Quote the listing below in full and exactly as written, but omit every picture.

■ SOURCE DATA:
%%

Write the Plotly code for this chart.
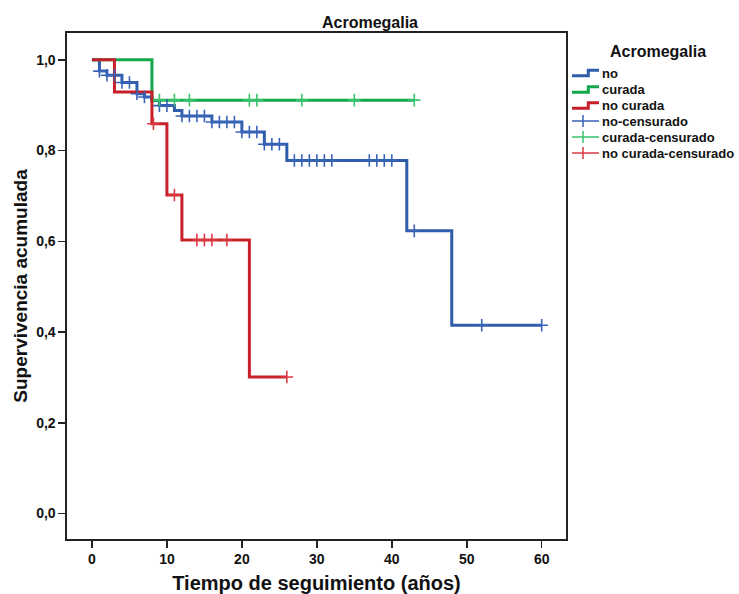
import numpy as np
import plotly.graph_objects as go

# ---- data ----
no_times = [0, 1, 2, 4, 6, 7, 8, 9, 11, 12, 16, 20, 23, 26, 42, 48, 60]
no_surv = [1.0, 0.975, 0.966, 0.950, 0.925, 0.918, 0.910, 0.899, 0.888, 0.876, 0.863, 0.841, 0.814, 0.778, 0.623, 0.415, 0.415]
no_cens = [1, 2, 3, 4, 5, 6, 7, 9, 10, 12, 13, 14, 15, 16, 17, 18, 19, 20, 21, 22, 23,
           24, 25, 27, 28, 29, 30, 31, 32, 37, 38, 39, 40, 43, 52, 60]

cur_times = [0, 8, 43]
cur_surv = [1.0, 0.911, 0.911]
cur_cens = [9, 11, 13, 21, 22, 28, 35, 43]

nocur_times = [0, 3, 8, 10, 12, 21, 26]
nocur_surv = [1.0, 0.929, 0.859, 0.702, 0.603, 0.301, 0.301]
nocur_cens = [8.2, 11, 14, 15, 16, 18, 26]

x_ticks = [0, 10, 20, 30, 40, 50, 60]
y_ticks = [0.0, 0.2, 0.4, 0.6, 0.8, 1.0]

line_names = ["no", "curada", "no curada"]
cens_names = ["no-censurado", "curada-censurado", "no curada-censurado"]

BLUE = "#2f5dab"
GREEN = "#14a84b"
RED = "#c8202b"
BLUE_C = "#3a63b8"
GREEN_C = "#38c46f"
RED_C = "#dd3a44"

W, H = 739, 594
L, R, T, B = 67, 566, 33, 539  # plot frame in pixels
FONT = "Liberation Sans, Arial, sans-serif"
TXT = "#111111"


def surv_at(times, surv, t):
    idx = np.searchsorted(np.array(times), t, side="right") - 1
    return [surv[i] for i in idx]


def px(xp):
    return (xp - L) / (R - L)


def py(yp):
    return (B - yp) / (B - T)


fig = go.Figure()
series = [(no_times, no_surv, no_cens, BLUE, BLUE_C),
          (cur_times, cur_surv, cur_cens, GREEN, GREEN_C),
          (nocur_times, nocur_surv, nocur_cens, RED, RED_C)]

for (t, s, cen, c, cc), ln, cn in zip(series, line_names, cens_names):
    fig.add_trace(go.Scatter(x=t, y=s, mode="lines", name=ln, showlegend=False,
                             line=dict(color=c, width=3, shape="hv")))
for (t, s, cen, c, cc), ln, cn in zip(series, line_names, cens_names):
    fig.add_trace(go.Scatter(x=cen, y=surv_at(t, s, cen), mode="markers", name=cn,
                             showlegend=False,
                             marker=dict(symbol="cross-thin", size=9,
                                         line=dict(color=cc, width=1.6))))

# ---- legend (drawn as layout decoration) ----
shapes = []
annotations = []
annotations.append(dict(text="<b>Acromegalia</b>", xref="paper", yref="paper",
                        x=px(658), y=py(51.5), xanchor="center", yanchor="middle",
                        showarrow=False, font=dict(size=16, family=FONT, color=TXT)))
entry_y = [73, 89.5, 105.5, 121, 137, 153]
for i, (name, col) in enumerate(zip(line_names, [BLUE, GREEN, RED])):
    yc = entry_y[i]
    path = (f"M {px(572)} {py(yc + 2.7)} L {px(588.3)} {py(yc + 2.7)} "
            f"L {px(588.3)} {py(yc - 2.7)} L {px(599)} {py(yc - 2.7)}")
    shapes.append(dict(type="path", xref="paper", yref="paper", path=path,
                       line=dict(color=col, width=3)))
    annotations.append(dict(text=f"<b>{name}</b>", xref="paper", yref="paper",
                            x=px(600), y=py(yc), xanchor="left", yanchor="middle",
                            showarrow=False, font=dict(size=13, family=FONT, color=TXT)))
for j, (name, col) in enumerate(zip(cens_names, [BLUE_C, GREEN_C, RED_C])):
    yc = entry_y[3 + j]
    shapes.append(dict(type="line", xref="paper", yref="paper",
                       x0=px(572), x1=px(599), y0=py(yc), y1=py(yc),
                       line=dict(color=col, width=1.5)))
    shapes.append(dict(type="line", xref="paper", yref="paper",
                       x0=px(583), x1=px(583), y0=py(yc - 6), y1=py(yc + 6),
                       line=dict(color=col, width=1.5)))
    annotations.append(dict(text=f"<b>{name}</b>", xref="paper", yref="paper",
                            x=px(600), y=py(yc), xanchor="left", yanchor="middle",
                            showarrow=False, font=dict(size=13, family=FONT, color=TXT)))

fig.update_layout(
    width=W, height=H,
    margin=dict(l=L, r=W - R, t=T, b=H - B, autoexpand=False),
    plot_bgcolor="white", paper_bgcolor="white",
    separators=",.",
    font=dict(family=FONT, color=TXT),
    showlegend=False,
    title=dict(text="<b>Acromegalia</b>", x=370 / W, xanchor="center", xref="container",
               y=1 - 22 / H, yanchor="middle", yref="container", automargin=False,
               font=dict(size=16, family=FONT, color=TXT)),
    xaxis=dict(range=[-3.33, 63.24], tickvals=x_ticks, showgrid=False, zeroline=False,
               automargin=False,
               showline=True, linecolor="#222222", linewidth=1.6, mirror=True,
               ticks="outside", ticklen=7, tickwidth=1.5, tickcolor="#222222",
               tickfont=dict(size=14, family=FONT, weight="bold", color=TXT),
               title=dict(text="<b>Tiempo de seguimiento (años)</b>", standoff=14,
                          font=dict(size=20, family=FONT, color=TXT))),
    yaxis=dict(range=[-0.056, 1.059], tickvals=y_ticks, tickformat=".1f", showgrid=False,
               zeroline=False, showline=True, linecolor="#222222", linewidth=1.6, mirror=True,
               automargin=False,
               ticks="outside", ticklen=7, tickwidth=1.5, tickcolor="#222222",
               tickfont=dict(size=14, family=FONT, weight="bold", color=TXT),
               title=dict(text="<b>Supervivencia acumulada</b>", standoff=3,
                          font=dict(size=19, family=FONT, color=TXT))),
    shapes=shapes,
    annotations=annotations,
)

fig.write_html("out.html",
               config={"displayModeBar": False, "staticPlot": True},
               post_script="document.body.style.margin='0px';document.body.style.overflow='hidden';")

%%

■ TASK SOLUTION:
Write the Plotly code for this chart.
import numpy as np
import plotly.graph_objects as go

# ---- data ----
no_times = [0, 1, 2, 4, 6, 7, 8, 9, 11, 12, 16, 20, 23, 26, 42, 48, 60]
no_surv = [1.0, 0.975, 0.966, 0.950, 0.925, 0.918, 0.910, 0.899, 0.888, 0.876, 0.863, 0.841, 0.814, 0.778, 0.623, 0.415, 0.415]
no_cens = [1, 2, 3, 4, 5, 6, 7, 9, 10, 12, 13, 14, 15, 16, 17, 18, 19, 20, 21, 22, 23,
           24, 25, 27, 28, 29, 30, 31, 32, 37, 38, 39, 40, 43, 52, 60]

cur_times = [0, 8, 43]
cur_surv = [1.0, 0.911, 0.911]
cur_cens = [9, 11, 13, 21, 22, 28, 35, 43]

nocur_times = [0, 3, 8, 10, 12, 21, 26]
nocur_surv = [1.0, 0.929, 0.859, 0.702, 0.603, 0.301, 0.301]
nocur_cens = [8.2, 11, 14, 15, 16, 18, 26]

x_ticks = [0, 10, 20, 30, 40, 50, 60]
y_ticks = [0.0, 0.2, 0.4, 0.6, 0.8, 1.0]

line_names = ["no", "curada", "no curada"]
cens_names = ["no-censurado", "curada-censurado", "no curada-censurado"]

BLUE = "#2f5dab"
GREEN = "#14a84b"
RED = "#c8202b"
BLUE_C = "#3a63b8"
GREEN_C = "#38c46f"
RED_C = "#dd3a44"

W, H = 739, 594
L, R, T, B = 67, 566, 33, 539  # plot frame in pixels
FONT = "Liberation Sans, Arial, sans-serif"
TXT = "#111111"


def surv_at(times, surv, t):
    idx = np.searchsorted(np.array(times), t, side="right") - 1
    return [surv[i] for i in idx]


def px(xp):
    return (xp - L) / (R - L)


def py(yp):
    return (B - yp) / (B - T)


fig = go.Figure()
series = [(no_times, no_surv, no_cens, BLUE, BLUE_C),
          (cur_times, cur_surv, cur_cens, GREEN, GREEN_C),
          (nocur_times, nocur_surv, nocur_cens, RED, RED_C)]

for (t, s, cen, c, cc), ln, cn in zip(series, line_names, cens_names):
    fig.add_trace(go.Scatter(x=t, y=s, mode="lines", name=ln, showlegend=False,
                             line=dict(color=c, width=3, shape="hv")))
for (t, s, cen, c, cc), ln, cn in zip(series, line_names, cens_names):
    fig.add_trace(go.Scatter(x=cen, y=surv_at(t, s, cen), mode="markers", name=cn,
                             showlegend=False,
                             marker=dict(symbol="cross-thin", size=9,
                                         line=dict(color=cc, width=1.6))))

# ---- legend (drawn as layout decoration) ----
shapes = []
annotations = []
annotations.append(dict(text="<b>Acromegalia</b>", xref="paper", yref="paper",
                        x=px(658), y=py(51.5), xanchor="center", yanchor="middle",
                        showarrow=False, font=dict(size=16, family=FONT, color=TXT)))
entry_y = [73, 89.5, 105.5, 121, 137, 153]
for i, (name, col) in enumerate(zip(line_names, [BLUE, GREEN, RED])):
    yc = entry_y[i]
    path = (f"M {px(572)} {py(yc + 2.7)} L {px(588.3)} {py(yc + 2.7)} "
            f"L {px(588.3)} {py(yc - 2.7)} L {px(599)} {py(yc - 2.7)}")
    shapes.append(dict(type="path", xref="paper", yref="paper", path=path,
                       line=dict(color=col, width=3)))
    annotations.append(dict(text=f"<b>{name}</b>", xref="paper", yref="paper",
                            x=px(600), y=py(yc), xanchor="left", yanchor="middle",
                            showarrow=False, font=dict(size=13, family=FONT, color=TXT)))
for j, (name, col) in enumerate(zip(cens_names, [BLUE_C, GREEN_C, RED_C])):
    yc = entry_y[3 + j]
    shapes.append(dict(type="line", xref="paper", yref="paper",
                       x0=px(572), x1=px(599), y0=py(yc), y1=py(yc),
                       line=dict(color=col, width=1.5)))
    shapes.append(dict(type="line", xref="paper", yref="paper",
                       x0=px(583), x1=px(583), y0=py(yc - 6), y1=py(yc + 6),
                       line=dict(color=col, width=1.5)))
    annotations.append(dict(text=f"<b>{name}</b>", xref="paper", yref="paper",
                            x=px(600), y=py(yc), xanchor="left", yanchor="middle",
                            showarrow=False, font=dict(size=13, family=FONT, color=TXT)))

fig.update_layout(
    width=W, height=H,
    margin=dict(l=L, r=W - R, t=T, b=H - B, autoexpand=False),
    plot_bgcolor="white", paper_bgcolor="white",
    separators=",.",
    font=dict(family=FONT, color=TXT),
    showlegend=False,
    title=dict(text="<b>Acromegalia</b>", x=370 / W, xanchor="center", xref="container",
               y=1 - 22 / H, yanchor="middle", yref="container", automargin=False,
               font=dict(size=16, family=FONT, color=TXT)),
    xaxis=dict(range=[-3.33, 63.24], tickvals=x_ticks, showgrid=False, zeroline=False,
               automargin=False,
               showline=True, linecolor="#222222", linewidth=1.6, mirror=True,
               ticks="outside", ticklen=7, tickwidth=1.5, tickcolor="#222222",
               tickfont=dict(size=14, family=FONT, weight="bold", color=TXT),
               title=dict(text="<b>Tiempo de seguimiento (años)</b>", standoff=14,
                          font=dict(size=20, family=FONT, color=TXT))),
    yaxis=dict(range=[-0.056, 1.059], tickvals=y_ticks, tickformat=".1f", showgrid=False,
               zeroline=False, showline=True, linecolor="#222222", linewidth=1.6, mirror=True,
               automargin=False,
               ticks="outside", ticklen=7, tickwidth=1.5, tickcolor="#222222",
               tickfont=dict(size=14, family=FONT, weight="bold", color=TXT),
               title=dict(text="<b>Supervivencia acumulada</b>", standoff=3,
                          font=dict(size=19, family=FONT, color=TXT))),
    shapes=shapes,
    annotations=annotations,
)

fig.write_html("out.html",
               config={"displayModeBar": False, "staticPlot": True},
               post_script="document.body.style.margin='0px';document.body.style.overflow='hidden';")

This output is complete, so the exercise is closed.